Perpetrator Was a Racist and Anti-Semite
After the murderous attack in Pittsburgh, it was the other way around: The Muslim community there immediately began to call on its Jewish neighbors, to give consolation and collect money for the bereaved. The perpetrator in Pittsburgh was a white anti-Semite and a racist. This neighborly solidarity is so much more important than distant statements that admittedly lament the victims, but continue to play down right-wing extremism.
A discussion is currently beginning in the U.S., examining whether home-grown terrorism from right-wing extremists has been overlooked and underestimated after 9/11. The violence has been much more open and more aggressive since Donald Trump’s daily rabble-rousing and a policy focused on hate and malice, but it already existed beforehand. However, it wasn’t considered terrorism because it affected those who were invisible.
Attacks on blacks and their churches weren’t considered terrorism and seldom appeared in headlines. Massacres that obviously had racist motives were also ignored as such. The public knows little about the infrastructure of militias and organizations for whom the description “extreme right” seems too harmless. With Pittsburgh, it has now finally become clear that right-wing extremism is not just the folklore of crackpots, but is actually just as relevant as Islamic terrorism.

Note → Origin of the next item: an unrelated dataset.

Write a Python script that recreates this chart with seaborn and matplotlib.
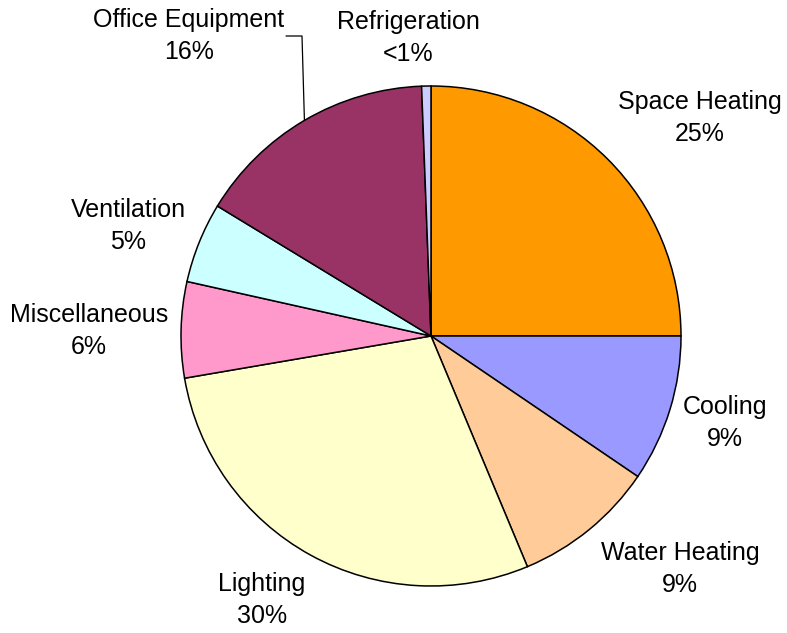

Terrorism by right-wing extremists is the great danger: in the U.S., according to the countless dead due to racist attacks, and in Germany, according to the 194 victims of right-wing extremist and racist violence since 1990 alone.
I find that good, helpful neighborliness and solidarity, also among minorities, are the most important antidotes to hate. I wish for more of that in Germany.
Nevertheless, it is also time for security forces to finally take the danger presented by racist and anti-Semitic terrorism seriously. After Oct. 27, it doesn’t smell of smoke in Pittsburgh as it did at Ground Zero, but it does smell of decay – because the world has become a different world.
Anetta Kahane is the chairwoman of the Amadeu Antonio Foundation.